Хлябь бесная. Пандемическая история – почти детектив. Юрий Меркеев
Старость – это когда не можешь с первого раза попасть в домашние тапочки-блины, и когда нет желания обманывать самого себя даже в мелком. Тогда старость. Но во мне еще много клоуна, игровая суть не иссякла. Удовольствия нет, но лгать еще могу и хочу иногда.
– До встречи, Светик. Я о тебе помню.
– Враль… – прячет улыбку Ольга.
– От слова врач, – отвечаю. – Нам всем нужна капелька спасительной лжи.

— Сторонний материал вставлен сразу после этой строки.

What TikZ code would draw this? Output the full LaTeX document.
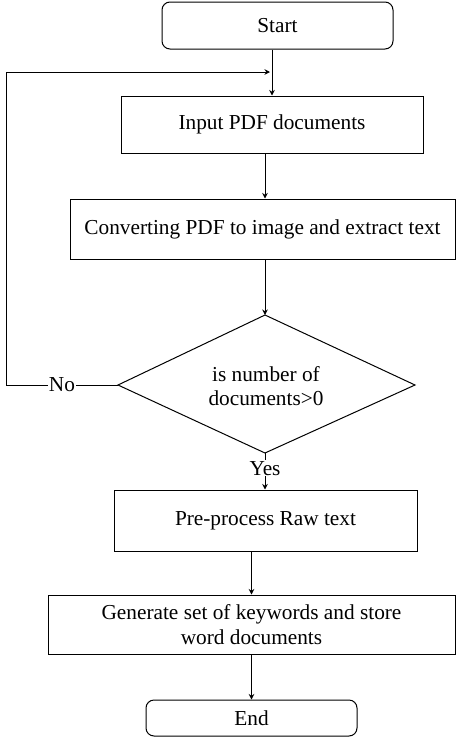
\documentclass[tikz,border=0pt]{standalone}
\usepackage{fontspec}
\setmainfont{Liberation Serif}
\usetikzlibrary{arrows.meta}
\begin{document}
\begin{tikzpicture}[x=1pt,y=-1pt,
  every node/.style={font=\fontsize{21.3}{24.5}\selectfont, inner sep=0pt},
  proc/.style={draw, line width=1pt, rectangle, align=center},
  term/.style={draw, line width=1pt, rectangle, rounded corners=8pt, align=center},
  arr/.style={line width=1pt, -{Stealth[length=5.5pt,width=5.5pt]}},
  ln/.style={line width=1pt},
  lbl/.style={fill=white, inner sep=1pt}]
\useasboundingbox (0,0) rectangle (456,737);
\node[term, minimum width=231pt, minimum height=47pt] (start) at (277.5,25.5) {Start};
\node[proc, minimum width=302pt, minimum height=57pt] (input) at (272,124.5) {Input PDF documents};
\node[proc, minimum width=385pt, minimum height=60pt] (conv) at (262.5,229) {Converting PDF to image and extract text};
\node[align=center] (dec) at (266,386) {is number of\\documents>0};
\coordinate (dtop) at (265,315);
\coordinate (dbot) at (265,453);
\coordinate (dleft) at (118,385);
\coordinate (dright) at (415,385);
\draw[ln, line join=miter] (dtop) -- (dright) -- (dbot) -- (dleft) -- cycle;
\node[proc, minimum width=303pt, minimum height=61pt] (pre) at (265.5,520.5) {Pre-process Raw text};
\node[proc, minimum width=407pt, minimum height=59pt] (gen) at (251.5,624.5) {Generate set of keywords and store\\word documents};
\node[term, minimum width=211pt, minimum height=36pt] (end) at (251.5,718) {End};
\coordinate (lp) at (6,72);
\coordinate (lt) at (270,72);
\draw[arr] (start.south -| input.center) -- (input.north);
\draw[arr] (input.south -| dtop) -- (conv.north -| dtop);
\draw[arr] (conv.south -| dtop) -- (dtop);
\draw[arr] (dbot) -- node[lbl, pos=0.42] {Yes} (pre.north -| dbot);
\draw[arr] (pre.south -| gen.center) -- (gen.north);
\draw[arr] (gen.south) -- (end.north);
\draw[ln] (dleft) -- node[lbl, pos=0.5] {No} (dleft -| lp) -- (lp);
\draw[arr] (lp) -- (lt);
\end{tikzpicture}
\end{document}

Трезвая реальность невыносима.
– Пожалуй.
– Ты умная, Ольга. Стань хоть на минутку глупой, чтобы понять меня. Ведь мы с тобой – не год, и не два… Никогда не приставала ко мне эта хлябь. Посадили на цепь, надели намордник и все. Играть цепного пса не научился. Сорвусь я, Ольга, убегу. В лес. К Димке Козырю. Отшельником стану. Ко мне женщины потянуться. Может быть, полюбят даже. Через жалость полюбят. Так устроен ваш род.
– Я тебя не через жалость любила. Хотя и это было. Ты прав.
– А ты зачем пришла?
– Проведать хотела. Знаю, что театр закрыт. Проектов у тебя давно нет. Подумала, может, помощь нужна?
– Помощь? Дай подумать. Помощь… помощь… помощь? – И я гляжу на нее голодными глазами. – Раздевайся. Раздевайся, иди в душ. Я сейчас подойду. Вина выпьешь?
– Денис, утро на дворе.
– Ну и что, милая? Ты спросила меня о помощи? Тогда раздевайся. Я тебя хочу съесть. Раздевайся, а маску надень и под душ. Я люблю по утрам любить. Во мне нежность скопилась. Через край бьет.
– Маньяк, – усмехается бывшая. – Вредно артисту монашествовать. Для психического здоровья вредно.
– Это ты хорошо сказала. Вредно. Ну, так поддержи. Ты же помочь хотела?
– Не знаю, – кокетничает Ольга и начинает раздеваться. – Ладно, держи продукты. У меня есть немного времени.
Ольга круглолицая румяная блондинка с пышными формами. Когда я прижимаюсь к ее теплому телу, кажется, съедаю сдобную булочку, утопаю в неге. Ольга – Душечка Чеховская. Когда она рядом с мужчиной, может волшебно преобразиться даже в неодушевленный предмет – в сдобную булку, например.
…и я ее съел – по кусочкам, не торопясь, с прочной памятью любовных движений. Съел упруго, крепко, сытно. И мне стало ненадолго хорошо. Ушла привычная волна абсурда. Забыться ненадолго в любовном экстазе – это отодвинуть на время окутывающее пространство ничто. Тошнотворного, одинокого, желтого ничто, которое никогда не станет нечто.
2
…не умничаю. Говорю все как на духу. Жена ушла, оставила запах. И это уже нечто.
А до этого у меня гостило ничто. Я жил одиноко, больше того – месяц или полтора выходил только за продуктами. Иногда без маски. Ничто – это хлябь бесная. Омерзительная вещь. Тошнит, а не вырывается, знобит, а колеса не помогают. До глубин существа эта хлябь проникает, до метахондрий, до мембран, до туфелек.
И тогда превращаешься в животное. Да. Точно против воли, которой уже нет.